+++ SUPPLIED DATA +++

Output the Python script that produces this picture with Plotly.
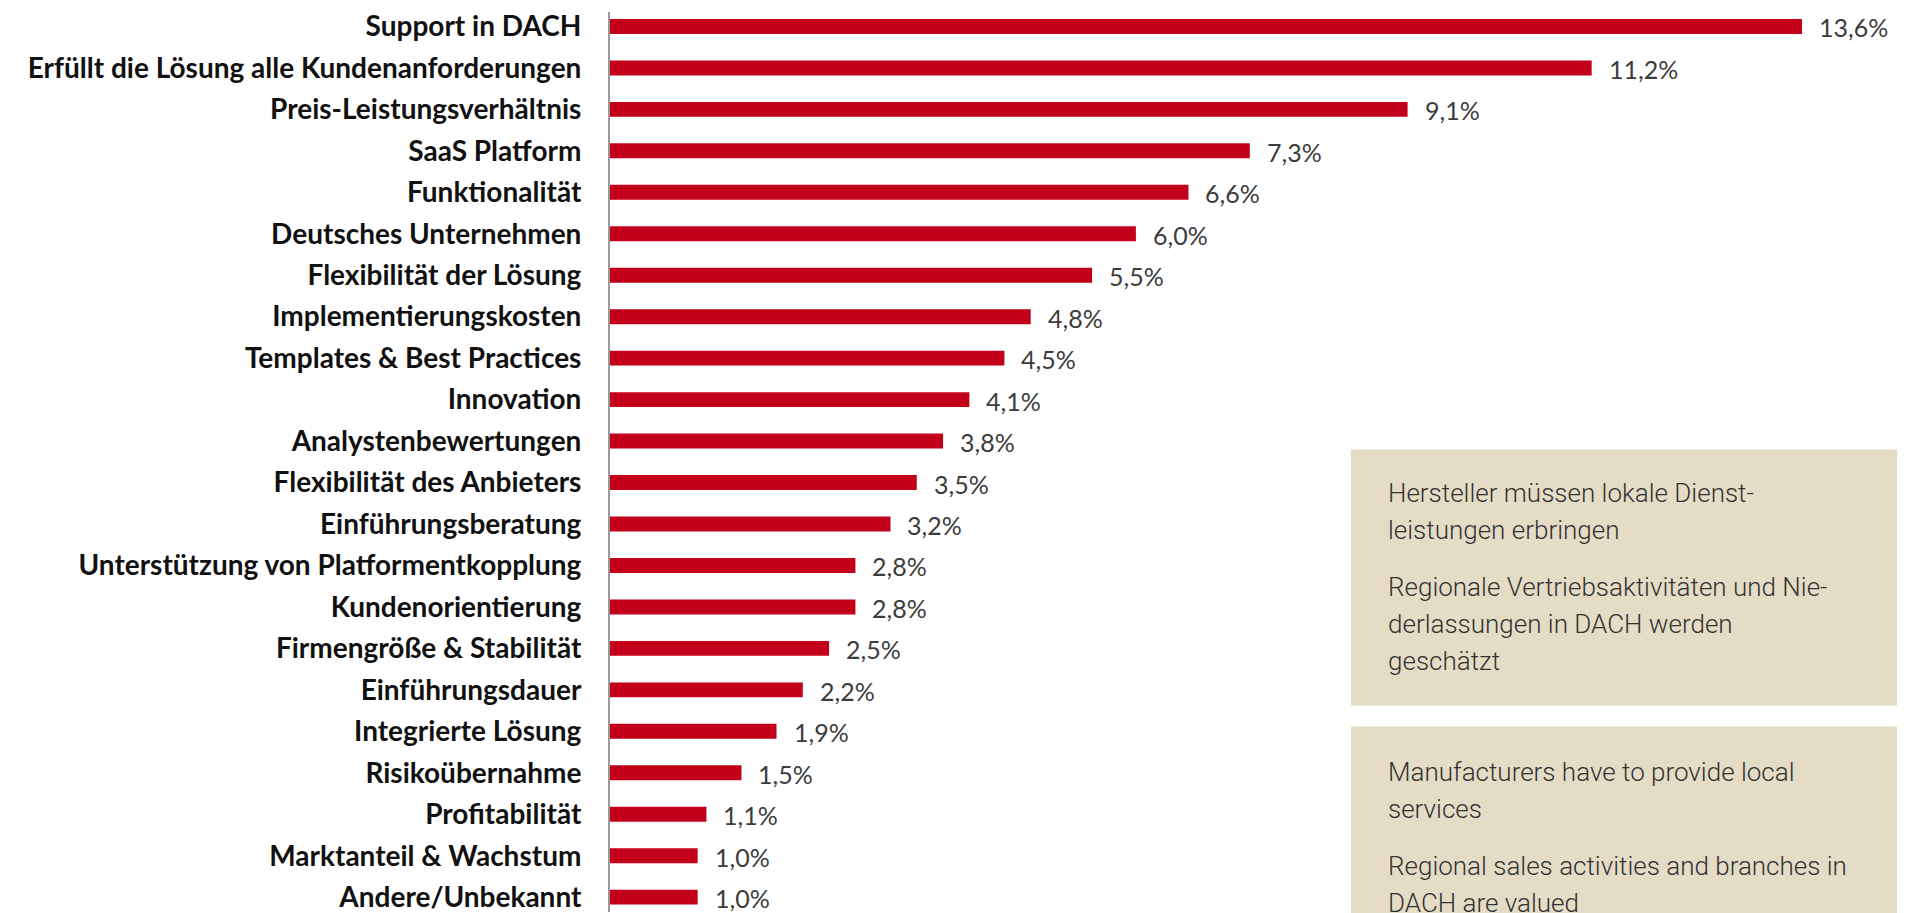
import plotly.graph_objects as go

categories = [
    "Support in DACH",
    "Erfüllt die Lösung alle Kundenanforderungen",
    "Preis-Leistungsverhältnis",
    "SaaS Platform",
    "Funktionalität",
    "Deutsches Unternehmen",
    "Flexibilität der Lösung",
    "Implementierungskosten",
    "Templates & Best Practices",
    "Innovation",
    "Analystenbewertungen",
    "Flexibilität des Anbieters",
    "Einführungsberatung",
    "Unterstützung von Platformentkopplung",
    "Kundenorientierung",
    "Firmengröße & Stabilität",
    "Einführungsdauer",
    "Integrierte Lösung",
    "Risikoübernahme",
    "Profitabilität",
    "Marktanteil & Wachstum",
    "Andere/Unbekannt",
]
values = [13.6, 11.2, 9.1, 7.3, 6.6, 6.0, 5.5, 4.8, 4.5, 4.1, 3.8, 3.5,
          3.2, 2.8, 2.8, 2.5, 2.2, 1.9, 1.5, 1.1, 1.0, 1.0]
value_labels = [f"{v:.1f}".replace(".", ",") + "%" for v in values]

box1_lines = [
    ["Hersteller müssen lokale Dienst-", "leistungen erbringen"],
    ["Regionale Vertriebsaktivitäten und Nie-", "derlassungen in DACH werden", "geschätzt"],
]
box2_lines = [
    ["Manufacturers have to provide local", "services"],
    ["Regional sales activities and branches in", "DACH are valued"],
]

# page body has an 8px default margin; design in window pixels and offset
OFF = 8
W, H = 1905 - OFF, 913 - OFF
ML = 610 - OFF
MT = 10 - OFF
plot_w = W - ML
plot_h = H - MT

BAR_COLOR = "#C3001A"

fig = go.Figure()
fig.add_trace(go.Bar(
    y=categories, x=values, orientation="h",
    marker=dict(color=BAR_COLOR, line=dict(width=0)),
    width=0.36, hoverinfo="skip",
))

annotations = []
for c, v, lab in zip(categories, values, value_labels):
    annotations.append(dict(
        x=v, y=c, xref="x", yref="y", text=lab, showarrow=False,
        xanchor="left", yanchor="middle", xshift=15, yshift=-1,
        font=dict(family="Lato", size=25, color="#3c3c3c"),
    ))

def px_to_paper_x(px):
    return (px - OFF - ML) / plot_w

def px_to_paper_y(py):
    return 1 - (py - OFF - MT) / plot_h

shapes = [
    dict(type="rect", xref="paper", yref="paper",
         x0=px_to_paper_x(1351), x1=px_to_paper_x(1920),
         y0=px_to_paper_y(706), y1=px_to_paper_y(449),
         fillcolor="#E5DCC6", line=dict(width=0), layer="below"),
    dict(type="rect", xref="paper", yref="paper",
         x0=px_to_paper_x(1351), x1=px_to_paper_x(1920),
         y0=px_to_paper_y(930), y1=px_to_paper_y(727),
         fillcolor="#E5DCC6", line=dict(width=0), layer="below"),
]

def add_box_text(paragraphs, first_baseline):
    b = first_baseline
    for para in paragraphs:
        for line in para:
            annotations.append(dict(
                x=px_to_paper_x(1386), y=px_to_paper_y(b - 9),
                xref="paper", yref="paper", text=line, showarrow=False,
                xanchor="left", yanchor="middle",
                font=dict(family="Roboto", size=26, weight=300, color="#333333"),
            ))
            b += 37
        b += 20

add_box_text(box1_lines, 502)
add_box_text(box2_lines, 782)

# y range so category c is centered at window pixel 24.5 + 41.6*c
STEP = 41.6
C0 = 24.5
c_top = ((MT + OFF) - C0) / STEP
c_bot = ((H + OFF) - C0) / STEP
xmax = plot_w / (1192.0 / 13.6)

fig.update_layout(
    width=W, height=H,
    margin=dict(l=ML, r=0, t=MT, b=0, pad=0),
    paper_bgcolor="white", plot_bgcolor="white",
    showlegend=False,
    bargap=0.64,
    xaxis=dict(range=[0, xmax], visible=False, fixedrange=True),
    yaxis=dict(
        type="category", range=[c_bot, c_top],
        showline=True, linecolor="#9a9a9a", linewidth=2,
        showgrid=False, zeroline=False, ticks="",
        ticklabelstandoff=21,
        tickfont=dict(family="Lato", size=28, weight=700, color="#111111"),
        fixedrange=True,
    ),
    shapes=shapes,
    annotations=annotations,
)

fig.write_html("out.html")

+++

TASK TO COMPLETE => Print the complete listing exactly as it stands, without its pictures.

EXERCISE RESPONSE =>
Output the Python script that produces this picture with Plotly.
import plotly.graph_objects as go

categories = [
    "Support in DACH",
    "Erfüllt die Lösung alle Kundenanforderungen",
    "Preis-Leistungsverhältnis",
    "SaaS Platform",
    "Funktionalität",
    "Deutsches Unternehmen",
    "Flexibilität der Lösung",
    "Implementierungskosten",
    "Templates & Best Practices",
    "Innovation",
    "Analystenbewertungen",
    "Flexibilität des Anbieters",
    "Einführungsberatung",
    "Unterstützung von Platformentkopplung",
    "Kundenorientierung",
    "Firmengröße & Stabilität",
    "Einführungsdauer",
    "Integrierte Lösung",
    "Risikoübernahme",
    "Profitabilität",
    "Marktanteil & Wachstum",
    "Andere/Unbekannt",
]
values = [13.6, 11.2, 9.1, 7.3, 6.6, 6.0, 5.5, 4.8, 4.5, 4.1, 3.8, 3.5,
          3.2, 2.8, 2.8, 2.5, 2.2, 1.9, 1.5, 1.1, 1.0, 1.0]
value_labels = [f"{v:.1f}".replace(".", ",") + "%" for v in values]

box1_lines = [
    ["Hersteller müssen lokale Dienst-", "leistungen erbringen"],
    ["Regionale Vertriebsaktivitäten und Nie-", "derlassungen in DACH werden", "geschätzt"],
]
box2_lines = [
    ["Manufacturers have to provide local", "services"],
    ["Regional sales activities and branches in", "DACH are valued"],
]

# page body has an 8px default margin; design in window pixels and offset
OFF = 8
W, H = 1905 - OFF, 913 - OFF
ML = 610 - OFF
MT = 10 - OFF
plot_w = W - ML
plot_h = H - MT

BAR_COLOR = "#C3001A"

fig = go.Figure()
fig.add_trace(go.Bar(
    y=categories, x=values, orientation="h",
    marker=dict(color=BAR_COLOR, line=dict(width=0)),
    width=0.36, hoverinfo="skip",
))

annotations = []
for c, v, lab in zip(categories, values, value_labels):
    annotations.append(dict(
        x=v, y=c, xref="x", yref="y", text=lab, showarrow=False,
        xanchor="left", yanchor="middle", xshift=15, yshift=-1,
        font=dict(family="Lato", size=25, color="#3c3c3c"),
    ))

def px_to_paper_x(px):
    return (px - OFF - ML) / plot_w

def px_to_paper_y(py):
    return 1 - (py - OFF - MT) / plot_h

shapes = [
    dict(type="rect", xref="paper", yref="paper",
         x0=px_to_paper_x(1351), x1=px_to_paper_x(1920),
         y0=px_to_paper_y(706), y1=px_to_paper_y(449),
         fillcolor="#E5DCC6", line=dict(width=0), layer="below"),
    dict(type="rect", xref="paper", yref="paper",
         x0=px_to_paper_x(1351), x1=px_to_paper_x(1920),
         y0=px_to_paper_y(930), y1=px_to_paper_y(727),
         fillcolor="#E5DCC6", line=dict(width=0), layer="below"),
]

def add_box_text(paragraphs, first_baseline):
    b = first_baseline
    for para in paragraphs:
        for line in para:
            annotations.append(dict(
                x=px_to_paper_x(1386), y=px_to_paper_y(b - 9),
                xref="paper", yref="paper", text=line, showarrow=False,
                xanchor="left", yanchor="middle",
                font=dict(family="Roboto", size=26, weight=300, color="#333333"),
            ))
            b += 37
        b += 20

add_box_text(box1_lines, 502)
add_box_text(box2_lines, 782)

# y range so category c is centered at window pixel 24.5 + 41.6*c
STEP = 41.6
C0 = 24.5
c_top = ((MT + OFF) - C0) / STEP
c_bot = ((H + OFF) - C0) / STEP
xmax = plot_w / (1192.0 / 13.6)

fig.update_layout(
    width=W, height=H,
    margin=dict(l=ML, r=0, t=MT, b=0, pad=0),
    paper_bgcolor="white", plot_bgcolor="white",
    showlegend=False,
    bargap=0.64,
    xaxis=dict(range=[0, xmax], visible=False, fixedrange=True),
    yaxis=dict(
        type="category", range=[c_bot, c_top],
        showline=True, linecolor="#9a9a9a", linewidth=2,
        showgrid=False, zeroline=False, ticks="",
        ticklabelstandoff=21,
        tickfont=dict(family="Lato", size=28, weight=700, color="#111111"),
        fixedrange=True,
    ),
    shapes=shapes,
    annotations=annotations,
)

fig.write_html("out.html")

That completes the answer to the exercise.